Let's theck twitter now:
$ python3 -c 'import my.twitter.all as T; print(T.tweets())' [overlay] my.twitter.all hello [main] my.twitter.common hello [main] my.twitter.gdpr hello [overlay] my.twitter.talon hello ['gdpr tweet 1', 'gdpr tweet 2', 'talon tweet 1', 'talon tweet 2']
As expected, my.twitter.all
was imported from the overlay
.
As you can see it's merged data from gdpr
(from main
package) and talon
(from overlay
package).
So far so good, let's see how it works with mypy.
Mypy support
To check that mypy works as expected I injected some statements in modules that have no impact on runtime,
but should trigger mypy, like this trigger_mypy_error: str = 123
:
Let's run it:
$ mypy --namespace-packages --strict -p my overlay/src/my/twitter/talon.py:9: error: Incompatible types in assignment (expression has type "int", variable has type "str") [assignment] trigger_mypy_error: str = 123 ^ Found 1 error in 1 file (checked 4 source files)

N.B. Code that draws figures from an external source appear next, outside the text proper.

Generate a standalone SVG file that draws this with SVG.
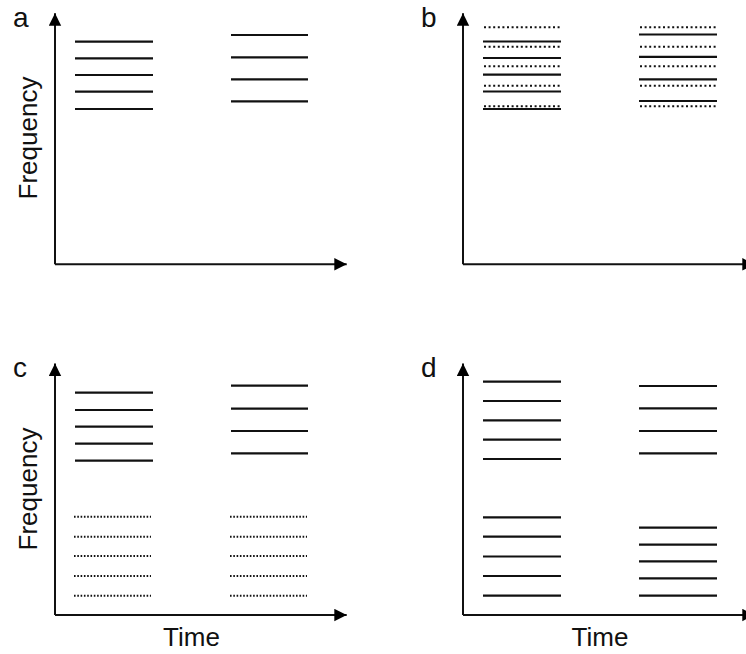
<svg xmlns="http://www.w3.org/2000/svg" width="746" height="654" viewBox="0 0 746 654">
<style>
  .ax { stroke: #111; stroke-width: 2; fill: none; }
  .s { stroke: #111; stroke-width: 2.2; }
  .d { stroke: #111; stroke-width: 2; stroke-dasharray: 2 2.6; }
  .dc { stroke: #111; stroke-width: 2; stroke-dasharray: 1.6 1.7; }
  .lbl { font-family: "Liberation Sans", Arial, sans-serif; font-size: 28px; fill: #111; }
  .ttl { font-family: "Liberation Sans", Arial, sans-serif; font-size: 26px; fill: #111; }
</style>
<defs>
  <marker id="arr" markerUnits="userSpaceOnUse" markerWidth="14" markerHeight="14" refX="12.4" refY="6.2" orient="auto">
    <path d="M0,0 L12.4,6.2 L0,12.4 z" fill="#000"/>
  </marker>
</defs>
<rect width="746" height="654" fill="#fff"/>

<g id="connectors">
  <path class="ax" d="M55,264.3 V13.3" marker-end="url(#arr)"/>
  <path class="ax" d="M55,264.3 H346.7" marker-end="url(#arr)"/>
  <path class="ax" d="M463,264.3 V13.3" marker-end="url(#arr)"/>
  <path class="ax" d="M463,264.3 H754.7" marker-end="url(#arr)"/>
  <path class="ax" d="M55,615 V363.5" marker-end="url(#arr)"/>
  <path class="ax" d="M55,615 H346.7" marker-end="url(#arr)"/>
  <path class="ax" d="M463,615 V363.5" marker-end="url(#arr)"/>
  <path class="ax" d="M463,615 H754.7" marker-end="url(#arr)"/>
</g>

<g id="panel-a">
  <text class="lbl" x="13" y="27">a</text>
  <text class="ttl" transform="translate(36.5,138) rotate(-90)" text-anchor="middle">Frequency</text>
  <g class="s">
    <line x1="75" x2="153" y1="41.7" y2="41.7"/>
    <line x1="75" x2="153" y1="58.3" y2="58.3"/>
    <line x1="75" x2="153" y1="75" y2="75"/>
    <line x1="75" x2="153" y1="91.7" y2="91.7"/>
    <line x1="75" x2="153" y1="109" y2="109"/>
    <line x1="231" x2="308" y1="35" y2="35"/>
    <line x1="231" x2="308" y1="57.3" y2="57.3"/>
    <line x1="231" x2="308" y1="79.3" y2="79.3"/>
    <line x1="231" x2="308" y1="101.3" y2="101.3"/>
  </g>
</g>

<g id="panel-b">
  <text class="lbl" x="421" y="27">b</text>
  <g class="s">
    <line x1="483" x2="561" y1="41.5" y2="41.5"/>
    <line x1="483" x2="561" y1="58" y2="58"/>
    <line x1="483" x2="561" y1="74.7" y2="74.7"/>
    <line x1="483" x2="561" y1="91.5" y2="91.5"/>
    <line x1="483" x2="561" y1="109" y2="109"/>
    <line x1="639" x2="717" y1="34.5" y2="34.5"/>
    <line x1="639" x2="717" y1="56.8" y2="56.8"/>
    <line x1="639" x2="717" y1="79.3" y2="79.3"/>
    <line x1="639" x2="717" y1="101" y2="101"/>
  </g>
  <g class="d">
    <line x1="484" x2="562" y1="27.3" y2="27.3"/>
    <line x1="484" x2="562" y1="46.8" y2="46.8"/>
    <line x1="484" x2="562" y1="66.2" y2="66.2"/>
    <line x1="484" x2="562" y1="85.7" y2="85.7"/>
    <line x1="484" x2="562" y1="106.3" y2="106.3"/>
    <line x1="640" x2="718" y1="27.3" y2="27.3"/>
    <line x1="640" x2="718" y1="46.8" y2="46.8"/>
    <line x1="640" x2="718" y1="66.2" y2="66.2"/>
    <line x1="640" x2="718" y1="85.7" y2="85.7"/>
    <line x1="640" x2="718" y1="106.3" y2="106.3"/>
  </g>
</g>

<g id="panel-c">
  <text class="lbl" x="13" y="377">c</text>
  <text class="ttl" transform="translate(36.5,489) rotate(-90)" text-anchor="middle">Frequency</text>
  <text class="ttl" x="191.5" y="646" text-anchor="middle">Time</text>
  <g class="s">
    <line x1="75" x2="153" y1="392.7" y2="392.7"/>
    <line x1="75" x2="153" y1="410" y2="410"/>
    <line x1="75" x2="153" y1="426.7" y2="426.7"/>
    <line x1="75" x2="153" y1="443.7" y2="443.7"/>
    <line x1="75" x2="153" y1="460.7" y2="460.7"/>
    <line x1="231" x2="308" y1="385.7" y2="385.7"/>
    <line x1="231" x2="308" y1="408.7" y2="408.7"/>
    <line x1="231" x2="308" y1="431" y2="431"/>
    <line x1="231" x2="308" y1="453.3" y2="453.3"/>
  </g>
  <g class="dc">
    <line x1="74" x2="151" y1="516.7" y2="516.7"/>
    <line x1="74" x2="151" y1="536.7" y2="536.7"/>
    <line x1="74" x2="151" y1="556" y2="556"/>
    <line x1="74" x2="151" y1="576" y2="576"/>
    <line x1="74" x2="151" y1="595.7" y2="595.7"/>
    <line x1="230" x2="307" y1="516.7" y2="516.7"/>
    <line x1="230" x2="307" y1="536.7" y2="536.7"/>
    <line x1="230" x2="307" y1="556" y2="556"/>
    <line x1="230" x2="307" y1="576" y2="576"/>
    <line x1="230" x2="307" y1="595.7" y2="595.7"/>
  </g>
</g>

<g id="panel-d">
  <text class="lbl" x="421" y="377">d</text>
  <text class="ttl" x="600" y="646" text-anchor="middle">Time</text>
  <g class="s">
    <line x1="483" x2="561" y1="381.7" y2="381.7"/>
    <line x1="483" x2="561" y1="401" y2="401"/>
    <line x1="483" x2="561" y1="420.3" y2="420.3"/>
    <line x1="483" x2="561" y1="439.7" y2="439.7"/>
    <line x1="483" x2="561" y1="459" y2="459"/>
    <line x1="483" x2="561" y1="517.3" y2="517.3"/>
    <line x1="483" x2="561" y1="536.7" y2="536.7"/>
    <line x1="483" x2="561" y1="556.5" y2="556.5"/>
    <line x1="483" x2="561" y1="576" y2="576"/>
    <line x1="483" x2="561" y1="595.7" y2="595.7"/>
    <line x1="639" x2="717" y1="386" y2="386"/>
    <line x1="639" x2="717" y1="408.3" y2="408.3"/>
    <line x1="639" x2="717" y1="431" y2="431"/>
    <line x1="639" x2="717" y1="453.3" y2="453.3"/>
    <line x1="639" x2="717" y1="527.7" y2="527.7"/>
    <line x1="639" x2="717" y1="544.7" y2="544.7"/>
    <line x1="639" x2="717" y1="561.3" y2="561.3"/>
    <line x1="639" x2="717" y1="578.3" y2="578.3"/>
    <line x1="639" x2="717" y1="595.7" y2="595.7"/>
  </g>
</g>
</svg>
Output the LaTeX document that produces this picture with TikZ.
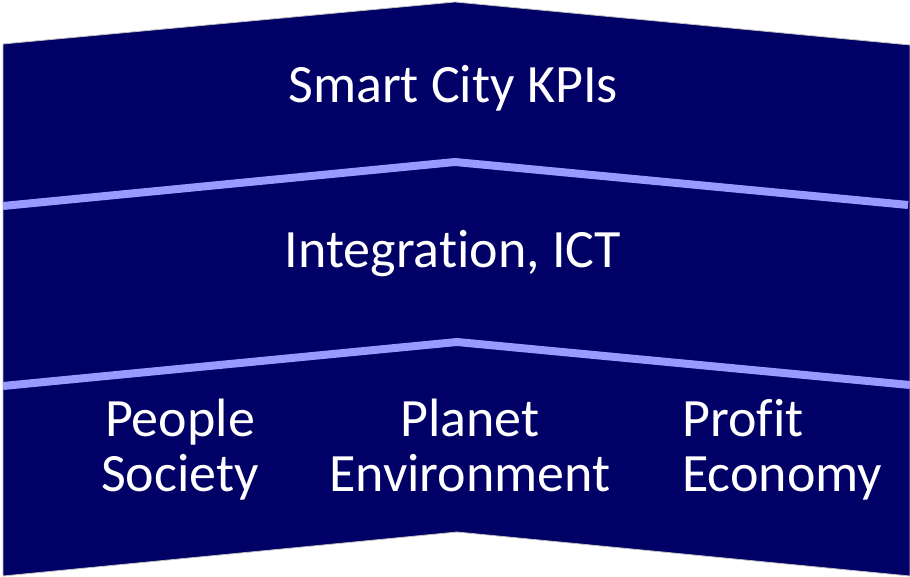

Hmm, this did find the statement in the overlay
, but missed everything from main
(e.g. reddit.py
and gdpr.py
should have also triggered the check).
First, let's check which sources mypy is processing:
$ mypy --namespace-packages --strict -p my -v 2>&1 | grep BuildSource LOG: Found source: BuildSource(path='/project/overlay/src/my', module='my', has_text=False, base_dir=None) LOG: Found source: BuildSource(path='/project/overlay/src/my/twitter', module='my.twitter', has_text=False, base_dir=None) LOG: Found source: BuildSource(path='/project/overlay/src/my/twitter/all.py', module='my.twitter.all', has_text=False, base_dir=None) LOG: Found source: BuildSource(path='/project/overlay/src/my/twitter/talon.py', module='my.twitter.talon', has_text=False, base_dir=None)
So seems like mypy is not processing anything from main
package at all?
At this point I cloned mypy, put a breakpoint, and found out this is the culprit: https://github.com/python/mypy/blob/1dd8e7fe654991b01bd80ef7f1f675d9e3910c3a/mypy/modulefinder.py#L288
This basically returns the first path where it finds my
package, which happens to be the overlay in this case.
So everything else is ignored?
It even seems to have a test for a similar usecase, which is quite sad. https://github.com/python/mypy/blob/1dd8e7fe654991b01bd80ef7f1f675d9e3910c3a/mypy/test/testmodulefinder.py#L64-L71
TODO For now I'm going to open an issue in mypy repository and ask why is that the case.
But ok, maybe mypy treats main
as an external package somhow but still type checks it properly?
Let's see what's going on with imports:
$ mypy --namespace-packages --strict -p my --follow-imports=error overlay/src/my/twitter/talon.py:9: error: Incompatible types in assignment (expression has type "int", variable has type "str") [assignment] trigger_mypy_error: str = 123 ^ overlay/src/my/twitter/all.py:3: error: Import of "my.twitter.common" ignored [misc] from .common import merge ^ overlay/src/my/twitter/all.py:6: error: Import of "my.twitter.gdpr" ignored [misc] from . import gdpr ^ overlay/src/my/twitter/all.py:6: note: (Using --follow-imports=error, module not passed on command line) overlay/src/my/twitter/all.py: note: In function "tweets": overlay/src/my/twitter/all.py:8: error: Returning Any from function declared to return "List[str]" [no-any-return] return merge(gdpr, talon) ^ Found 4 errors in 2 files (checked 4 source files)
Nope – looks like it's completely unawareof main
, and what's worst, by default (without tweaking --follow-imports
), these errors would be suppressed.